Union tactics to organize under review by high court

2 cases seen as critical to cause of big labor

11/11/2013
NEW YORK TIMES

WASHINGTON — Labor leaders and businesses are closely watching a Supreme Court case to be argued Wednesday that involves a popular strategy used by unions to organize hundreds of thousands of workers.

That strategy — widely deployed by the Service Employees International Union and the Unite Here hotel workers union — involves pressuring an employer into signing a so-called neutrality agreement in which the employer promises not to oppose a unionization drive.

By some estimates, more than half of the recent successful unionization campaigns involve such agreements, which sometimes allow union organizers onto company property to talk with workers.

Benjamin Sachs, a professor of labor law at Harvard Law School, said the case before the Supreme Court was potentially “the most significant labor case in a generation.”

Mr.
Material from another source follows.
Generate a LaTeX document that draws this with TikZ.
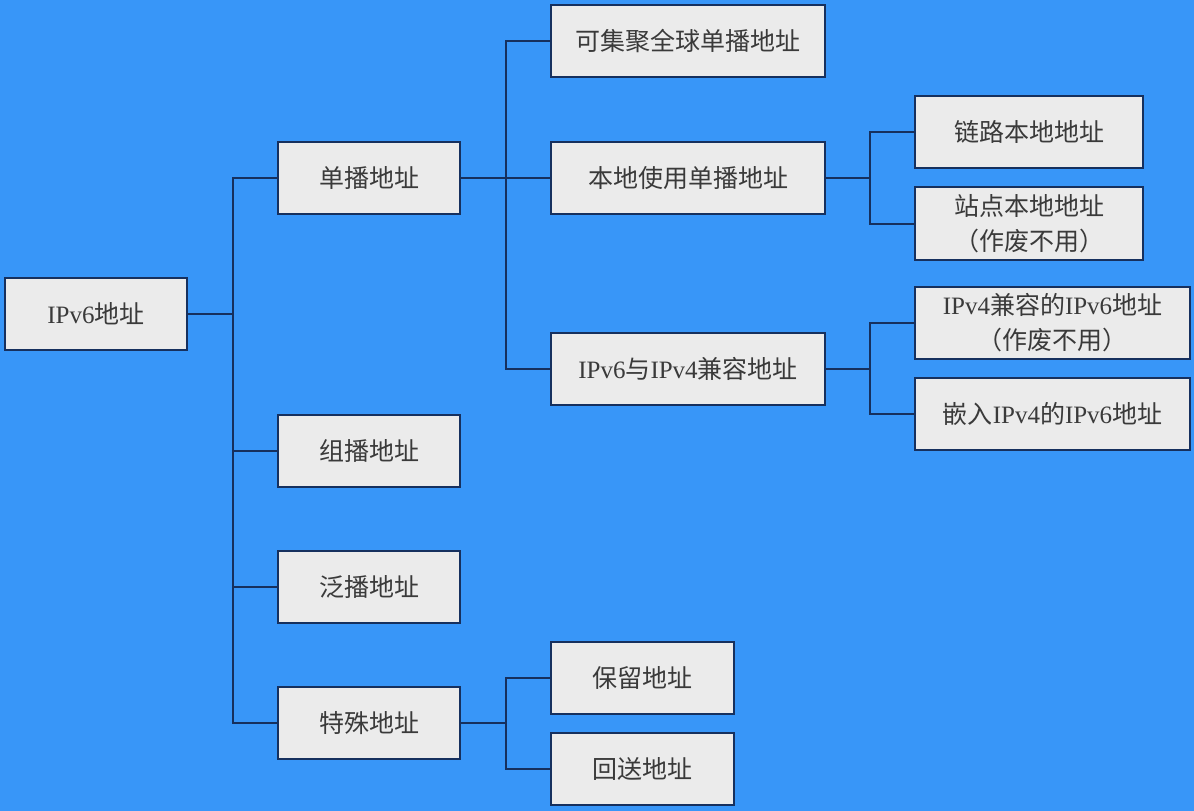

Sachs said that if the court ruled against labor, it could hobble significantly efforts by private-sector unions to organize workers.
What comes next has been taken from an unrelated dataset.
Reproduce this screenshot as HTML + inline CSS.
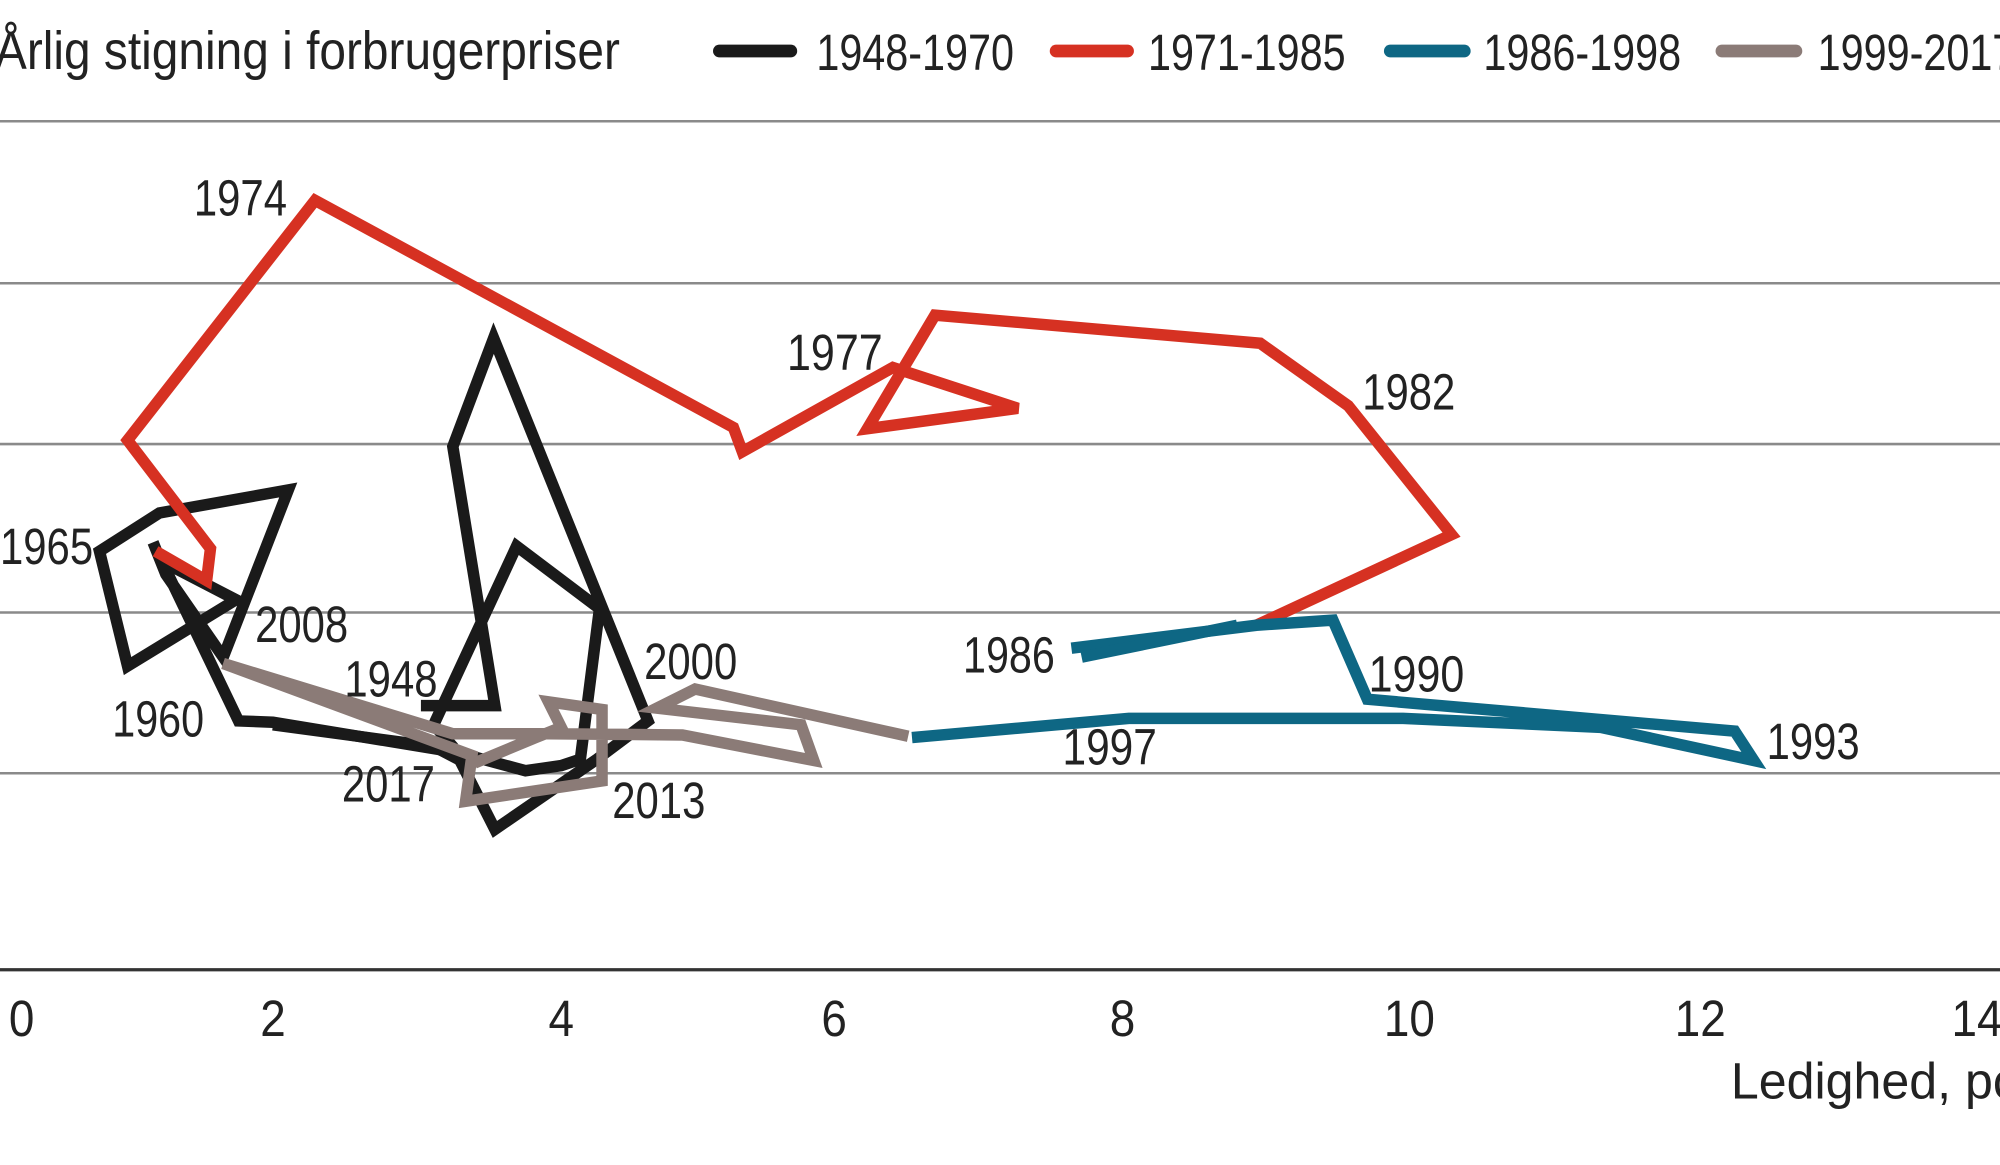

He added that the other big labor case the Supreme Court has agreed to hear this session could have a significant effect on public-sector unions. In that case, a home-care worker has asked the court to rule that the state of Illinois violated her First Amendment rights by requiring her to pay “fair-share” fees, much like dues, to a union she did not support.
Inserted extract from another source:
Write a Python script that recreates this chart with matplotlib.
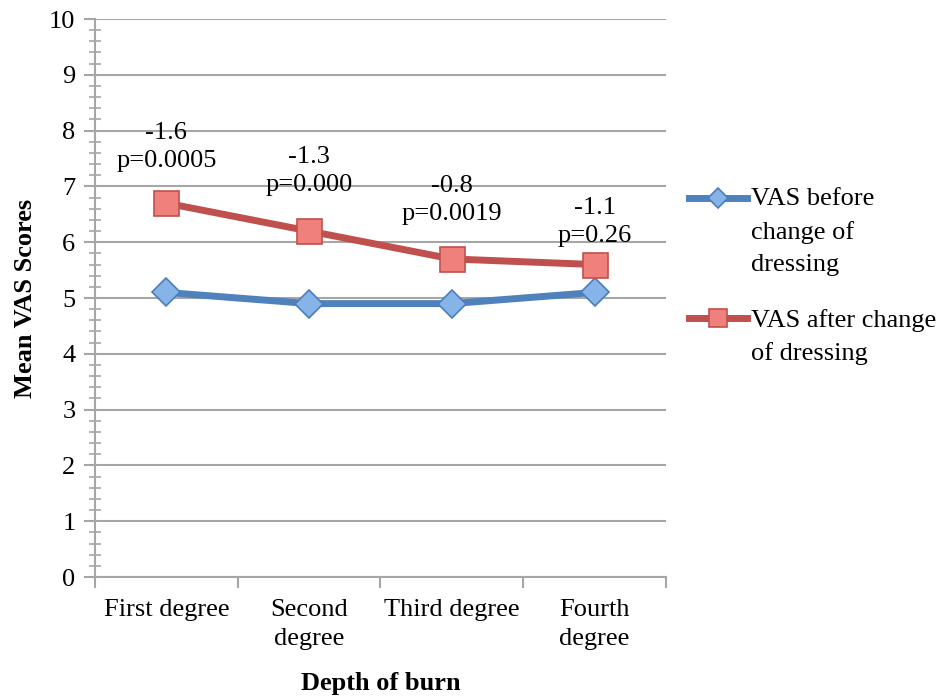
import matplotlib.pyplot as plt
from matplotlib.ticker import MultipleLocator

plt.rcParams['font.family'] = ['Liberation Serif', 'DejaVu Serif']

# Данные графика
categories = ["First degree", "Second\ndegree", "Third degree", "Fourth\ndegree"]
vas_before = [5.1, 4.9, 4.9, 5.1]
vas_after = [6.7, 6.2, 5.7, 5.6]
diff_labels = ["-1.6\np=0.0005", "-1.3\np=0.000", "-0.8\np=0.0019", "-1.1\np=0.26"]
label_y = [7.70, 7.28, 6.76, 6.37]

grid_col = "#a6a6a6"
fs = 19

fig = plt.figure(figsize=(9.4, 6.99), dpi=100)
ax = fig.add_axes([0.101, 0.1745, 0.6075, 0.7983])

x = list(range(len(categories)))
ax.plot(x, vas_before, color="#4f81bd", lw=5, marker="D", ms=14,
        mfc="#86b4e8", mec="#4a7ebb", mew=1.2, label="VAS before\nchange of\ndressing",
        zorder=3)
ax.plot(x, vas_after, color="#c0504d", lw=5, marker="s", ms=18,
        mfc="#f0807c", mec="#c0504d", mew=1.2, label="VAS after change\nof dressing",
        zorder=3)

for i, txt in enumerate(diff_labels):
    ax.text(x[i], label_y[i], txt, ha="center", va="center", fontsize=fs,
            linespacing=1.35)

ax.set_xlim(-0.5, 3.5)
ax.set_ylim(0, 10)
ax.yaxis.set_major_locator(MultipleLocator(1))
ax.yaxis.set_minor_locator(MultipleLocator(0.2))
ax.set_xticks([i - 0.5 for i in range(5)])
ax.set_xticklabels([])
ax.set_xticks(x, minor=True)
ax.set_xticklabels(categories, minor=True, fontsize=fs, linespacing=1.4)
ax.tick_params(axis="x", which="minor", length=0, pad=16)
ax.tick_params(axis="x", which="major", length=8, width=1.5, color=grid_col)
ax.tick_params(axis="y", which="major", length=8, width=1.5, color=grid_col,
               labelsize=fs, pad=6)
ax.tick_params(axis="y", which="minor", length=9, width=1.2, color=grid_col,
               direction="inout")

ax.grid(axis="y", which="major", color=grid_col, lw=1.5)
ax.set_axisbelow(True)
for side in ["top", "right"]:
    ax.spines[side].set_visible(False)
for side in ["left", "bottom"]:
    ax.spines[side].set_color(grid_col)
    ax.spines[side].set_linewidth(1.5)

ax.set_ylabel("Mean VAS Scores", fontsize=fs, fontweight="bold", labelpad=9)
ax.set_xlabel("Depth of burn", fontsize=fs, fontweight="bold", labelpad=16)

leg = ax.legend(loc="upper left", bbox_to_anchor=(0.998, 0.739), frameon=False,
                fontsize=fs, handlelength=2.2, handletextpad=0.15,
                labelspacing=1.25, markerscale=0.75)
for t in leg.get_texts():
    t.set_linespacing(1.58)
# ручку легенды выравниваем по первой строке подписи
for col in leg._legend_handle_box.get_children():
    for item in col.get_children():
        item.align = "top"

fig.savefig("out.png", dpi=100)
In the case being argued on Wednesday, an employee of Mardi Gras Gaming in Florida sued Unite Here, asserting that its neutrality agreement with the company was illegal. The 11th U.S. Circuit Court of Appeals ruled in his favor, finding that the agreement was a “thing of value” that federal labor law bars employers from giving to any union or union official.

The National Right to Work Legal Defense Foundation, which helped the Mardi Gras employee, Martin Mulhall, bring the case, said another prevalent union tactic — in which unions get employers to agree to use “card check” rather than a secret ballot election to determine whether a majority of workers want a union — should also be considered an illegal thing of value.

With card check, union organizers ask workers to sign cards saying they support a union and if a majority of workers sign them, the union presents the cards to the employer so the employer will recognize the union.

As part of its neutrality agreement, Mardi Gras Gaming agreed to permit card check. In exchange Unite Here pledged to back a casino gambling ballot initiative, spending more than $100,000 on the effort, and not to picket or strike Mardi Gras during its unionization drive.

Craig Becker, general counsel of the AFL-CIO, said the Right to Work group’s legal theory to bar such agreements “would criminalize a large swath of ordinary, voluntary labor-management relations.”

“Under their theory,” Mr. Becker said, “parties cannot agree to this, the employer can’t give it unilaterally, and the union can’t even ask for it. The implications are really sweeping.”

Mr. Becker argued that when Congress barred employers from giving union officials a “thing of value,” the legislation was intended to prohibit gifts such as Cadillacs that could improperly influence officials.

Mr. Becker said neutrality agreements should not be considered such corrupt “things of value” that the law addressed.